Repeat only the lines running from the beginning of the material through the line that contains "(t13) at (33,159)".

|---|

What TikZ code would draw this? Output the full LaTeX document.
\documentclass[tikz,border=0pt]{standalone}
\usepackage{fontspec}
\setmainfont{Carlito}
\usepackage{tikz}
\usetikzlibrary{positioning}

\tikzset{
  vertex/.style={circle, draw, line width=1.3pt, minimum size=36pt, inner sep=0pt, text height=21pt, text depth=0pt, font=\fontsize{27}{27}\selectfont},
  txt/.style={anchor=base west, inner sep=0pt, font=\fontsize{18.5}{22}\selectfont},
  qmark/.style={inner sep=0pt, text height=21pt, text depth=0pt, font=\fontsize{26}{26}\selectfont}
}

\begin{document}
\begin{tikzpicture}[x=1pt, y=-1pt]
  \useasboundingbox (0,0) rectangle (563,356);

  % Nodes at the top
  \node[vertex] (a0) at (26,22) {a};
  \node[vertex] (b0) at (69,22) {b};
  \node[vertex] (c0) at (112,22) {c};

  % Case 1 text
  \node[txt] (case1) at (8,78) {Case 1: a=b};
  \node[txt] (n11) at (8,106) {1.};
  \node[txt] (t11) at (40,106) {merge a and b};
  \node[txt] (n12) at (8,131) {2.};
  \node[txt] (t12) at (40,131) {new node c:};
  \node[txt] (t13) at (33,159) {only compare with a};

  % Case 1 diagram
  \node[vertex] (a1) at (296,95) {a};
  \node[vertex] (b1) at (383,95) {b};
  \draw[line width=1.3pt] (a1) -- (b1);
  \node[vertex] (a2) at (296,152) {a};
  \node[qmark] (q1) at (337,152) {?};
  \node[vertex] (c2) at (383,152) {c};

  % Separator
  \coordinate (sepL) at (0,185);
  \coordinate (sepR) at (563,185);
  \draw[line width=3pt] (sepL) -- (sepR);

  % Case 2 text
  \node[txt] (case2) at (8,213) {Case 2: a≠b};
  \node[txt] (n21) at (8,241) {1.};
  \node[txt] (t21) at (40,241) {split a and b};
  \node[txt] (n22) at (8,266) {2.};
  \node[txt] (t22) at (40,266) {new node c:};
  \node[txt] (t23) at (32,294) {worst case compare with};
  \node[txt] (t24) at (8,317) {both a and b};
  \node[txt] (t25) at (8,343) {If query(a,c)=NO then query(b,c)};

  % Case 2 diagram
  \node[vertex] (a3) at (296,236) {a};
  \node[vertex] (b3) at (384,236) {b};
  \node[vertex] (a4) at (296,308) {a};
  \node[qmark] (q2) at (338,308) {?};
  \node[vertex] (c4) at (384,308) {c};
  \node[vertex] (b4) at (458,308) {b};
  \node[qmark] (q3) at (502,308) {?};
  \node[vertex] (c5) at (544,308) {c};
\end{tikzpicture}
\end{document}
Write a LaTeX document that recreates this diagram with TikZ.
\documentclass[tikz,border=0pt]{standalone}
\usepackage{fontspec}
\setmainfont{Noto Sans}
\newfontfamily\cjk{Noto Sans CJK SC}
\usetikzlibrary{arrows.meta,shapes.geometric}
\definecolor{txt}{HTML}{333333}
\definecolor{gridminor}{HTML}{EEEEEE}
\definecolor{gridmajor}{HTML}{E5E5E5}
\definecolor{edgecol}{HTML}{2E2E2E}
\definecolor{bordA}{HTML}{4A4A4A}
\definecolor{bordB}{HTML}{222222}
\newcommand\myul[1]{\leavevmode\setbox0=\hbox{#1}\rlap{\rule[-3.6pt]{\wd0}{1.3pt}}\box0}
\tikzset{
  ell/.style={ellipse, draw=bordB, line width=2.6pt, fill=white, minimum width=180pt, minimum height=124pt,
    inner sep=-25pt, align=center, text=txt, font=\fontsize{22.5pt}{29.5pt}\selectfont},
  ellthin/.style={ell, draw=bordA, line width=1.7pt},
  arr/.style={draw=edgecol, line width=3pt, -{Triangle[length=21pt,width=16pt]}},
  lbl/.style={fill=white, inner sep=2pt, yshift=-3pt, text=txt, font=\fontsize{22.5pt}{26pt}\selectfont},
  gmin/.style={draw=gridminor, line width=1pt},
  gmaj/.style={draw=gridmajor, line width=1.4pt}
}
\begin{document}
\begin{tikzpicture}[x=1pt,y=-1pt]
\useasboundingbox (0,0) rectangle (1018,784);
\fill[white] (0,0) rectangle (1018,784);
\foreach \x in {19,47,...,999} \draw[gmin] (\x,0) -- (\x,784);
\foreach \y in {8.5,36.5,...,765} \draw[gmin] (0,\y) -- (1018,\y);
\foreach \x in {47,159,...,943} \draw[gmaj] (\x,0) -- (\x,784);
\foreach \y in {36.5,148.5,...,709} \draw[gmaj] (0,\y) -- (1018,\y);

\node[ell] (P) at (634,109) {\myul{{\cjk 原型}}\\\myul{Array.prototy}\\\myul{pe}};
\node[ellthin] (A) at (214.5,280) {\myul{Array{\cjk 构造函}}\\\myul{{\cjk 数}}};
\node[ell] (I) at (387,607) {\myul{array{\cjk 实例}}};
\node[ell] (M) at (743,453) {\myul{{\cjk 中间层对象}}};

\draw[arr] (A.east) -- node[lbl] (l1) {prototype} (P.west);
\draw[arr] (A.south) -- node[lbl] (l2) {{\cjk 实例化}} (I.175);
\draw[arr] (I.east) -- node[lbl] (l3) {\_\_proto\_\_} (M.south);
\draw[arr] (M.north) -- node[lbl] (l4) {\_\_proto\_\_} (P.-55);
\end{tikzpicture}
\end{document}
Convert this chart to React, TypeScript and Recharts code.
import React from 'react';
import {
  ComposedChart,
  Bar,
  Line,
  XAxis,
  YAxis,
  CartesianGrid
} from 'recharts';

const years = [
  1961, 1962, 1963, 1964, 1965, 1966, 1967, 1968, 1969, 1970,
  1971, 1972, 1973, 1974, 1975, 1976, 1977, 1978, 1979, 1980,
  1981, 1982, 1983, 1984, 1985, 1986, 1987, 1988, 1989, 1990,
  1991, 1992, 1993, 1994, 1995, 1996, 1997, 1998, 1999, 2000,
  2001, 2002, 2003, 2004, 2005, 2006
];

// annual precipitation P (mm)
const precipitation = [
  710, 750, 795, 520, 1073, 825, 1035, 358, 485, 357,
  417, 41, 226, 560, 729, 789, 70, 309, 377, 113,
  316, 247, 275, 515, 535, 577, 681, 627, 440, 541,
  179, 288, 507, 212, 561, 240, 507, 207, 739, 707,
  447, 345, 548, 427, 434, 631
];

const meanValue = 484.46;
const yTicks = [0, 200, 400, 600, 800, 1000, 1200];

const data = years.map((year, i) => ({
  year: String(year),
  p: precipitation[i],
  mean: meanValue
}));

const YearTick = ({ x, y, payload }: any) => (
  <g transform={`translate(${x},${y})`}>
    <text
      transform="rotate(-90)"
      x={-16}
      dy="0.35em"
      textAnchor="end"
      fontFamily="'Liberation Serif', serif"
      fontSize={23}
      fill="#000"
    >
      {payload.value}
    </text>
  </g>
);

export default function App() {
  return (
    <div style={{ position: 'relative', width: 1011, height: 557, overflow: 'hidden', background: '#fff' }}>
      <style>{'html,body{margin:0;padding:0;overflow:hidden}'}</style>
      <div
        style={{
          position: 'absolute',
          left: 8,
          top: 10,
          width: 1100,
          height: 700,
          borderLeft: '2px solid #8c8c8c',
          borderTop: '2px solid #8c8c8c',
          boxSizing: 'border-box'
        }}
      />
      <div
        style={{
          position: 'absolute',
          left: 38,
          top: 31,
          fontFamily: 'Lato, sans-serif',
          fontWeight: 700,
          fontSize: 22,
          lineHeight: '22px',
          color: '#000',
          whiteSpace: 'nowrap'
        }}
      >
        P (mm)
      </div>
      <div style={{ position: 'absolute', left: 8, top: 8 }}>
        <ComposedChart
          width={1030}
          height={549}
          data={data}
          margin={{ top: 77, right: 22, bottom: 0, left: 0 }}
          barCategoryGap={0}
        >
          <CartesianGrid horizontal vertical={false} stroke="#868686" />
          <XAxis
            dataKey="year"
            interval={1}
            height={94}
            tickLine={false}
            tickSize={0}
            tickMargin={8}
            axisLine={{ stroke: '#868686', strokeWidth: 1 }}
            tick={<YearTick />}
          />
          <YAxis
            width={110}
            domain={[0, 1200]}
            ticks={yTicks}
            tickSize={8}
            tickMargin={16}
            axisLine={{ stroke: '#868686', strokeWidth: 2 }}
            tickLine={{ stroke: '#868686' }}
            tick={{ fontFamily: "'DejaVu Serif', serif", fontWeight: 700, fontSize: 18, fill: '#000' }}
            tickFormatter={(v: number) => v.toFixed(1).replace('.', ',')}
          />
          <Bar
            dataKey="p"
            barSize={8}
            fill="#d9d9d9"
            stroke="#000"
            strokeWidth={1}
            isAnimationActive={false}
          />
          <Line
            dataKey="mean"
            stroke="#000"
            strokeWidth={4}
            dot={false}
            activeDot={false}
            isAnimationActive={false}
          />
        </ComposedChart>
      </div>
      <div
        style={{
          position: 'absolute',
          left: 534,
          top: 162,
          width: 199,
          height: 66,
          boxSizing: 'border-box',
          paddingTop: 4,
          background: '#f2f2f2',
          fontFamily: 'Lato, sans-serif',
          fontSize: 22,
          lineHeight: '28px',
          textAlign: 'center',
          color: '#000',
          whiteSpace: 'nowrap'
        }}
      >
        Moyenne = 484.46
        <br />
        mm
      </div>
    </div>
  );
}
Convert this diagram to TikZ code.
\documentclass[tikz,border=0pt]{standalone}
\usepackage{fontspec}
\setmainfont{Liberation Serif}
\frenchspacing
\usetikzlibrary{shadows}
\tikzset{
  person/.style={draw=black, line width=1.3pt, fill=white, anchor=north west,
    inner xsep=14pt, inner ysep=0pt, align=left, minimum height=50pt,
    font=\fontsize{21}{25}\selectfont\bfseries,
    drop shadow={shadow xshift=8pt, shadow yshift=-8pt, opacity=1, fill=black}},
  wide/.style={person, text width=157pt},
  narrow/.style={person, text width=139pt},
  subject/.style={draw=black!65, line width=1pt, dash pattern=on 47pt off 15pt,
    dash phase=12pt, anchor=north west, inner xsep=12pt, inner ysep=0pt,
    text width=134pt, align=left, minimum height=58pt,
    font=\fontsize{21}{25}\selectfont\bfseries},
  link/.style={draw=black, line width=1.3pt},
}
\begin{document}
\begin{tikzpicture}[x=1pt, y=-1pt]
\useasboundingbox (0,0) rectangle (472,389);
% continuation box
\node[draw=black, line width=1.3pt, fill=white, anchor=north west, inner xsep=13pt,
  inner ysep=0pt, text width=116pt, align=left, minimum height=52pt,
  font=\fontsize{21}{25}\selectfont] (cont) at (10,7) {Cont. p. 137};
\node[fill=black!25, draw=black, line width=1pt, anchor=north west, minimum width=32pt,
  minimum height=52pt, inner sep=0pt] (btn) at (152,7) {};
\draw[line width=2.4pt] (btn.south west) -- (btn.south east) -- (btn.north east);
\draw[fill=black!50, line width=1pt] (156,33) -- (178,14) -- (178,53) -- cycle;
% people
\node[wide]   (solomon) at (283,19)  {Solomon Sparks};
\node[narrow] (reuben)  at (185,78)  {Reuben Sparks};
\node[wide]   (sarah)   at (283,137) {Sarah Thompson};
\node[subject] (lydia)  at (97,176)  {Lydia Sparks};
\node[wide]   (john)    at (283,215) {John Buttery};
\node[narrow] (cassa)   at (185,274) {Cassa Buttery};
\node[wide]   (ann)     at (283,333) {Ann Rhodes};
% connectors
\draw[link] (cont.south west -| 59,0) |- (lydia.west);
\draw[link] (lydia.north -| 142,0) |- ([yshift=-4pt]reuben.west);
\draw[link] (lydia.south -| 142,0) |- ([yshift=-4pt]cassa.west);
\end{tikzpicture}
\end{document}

|---|

▶ _Finished answer_
What TikZ code would draw this? Output the full LaTeX document.
\documentclass[tikz,border=0pt]{standalone}
\usepackage{fontspec}
\setmainfont{Carlito}
\usepackage{tikz}
\usetikzlibrary{positioning}

\tikzset{
  vertex/.style={circle, draw, line width=1.3pt, minimum size=36pt, inner sep=0pt, text height=21pt, text depth=0pt, font=\fontsize{27}{27}\selectfont},
  txt/.style={anchor=base west, inner sep=0pt, font=\fontsize{18.5}{22}\selectfont},
  qmark/.style={inner sep=0pt, text height=21pt, text depth=0pt, font=\fontsize{26}{26}\selectfont}
}

\begin{document}
\begin{tikzpicture}[x=1pt, y=-1pt]
  \useasboundingbox (0,0) rectangle (563,356);

  % Nodes at the top
  \node[vertex] (a0) at (26,22) {a};
  \node[vertex] (b0) at (69,22) {b};
  \node[vertex] (c0) at (112,22) {c};

  % Case 1 text
  \node[txt] (case1) at (8,78) {Case 1: a=b};
  \node[txt] (n11) at (8,106) {1.};
  \node[txt] (t11) at (40,106) {merge a and b};
  \node[txt] (n12) at (8,131) {2.};
  \node[txt] (t12) at (40,131) {new node c:};
  \node[txt] (t13) at (33,159) {only compare with a};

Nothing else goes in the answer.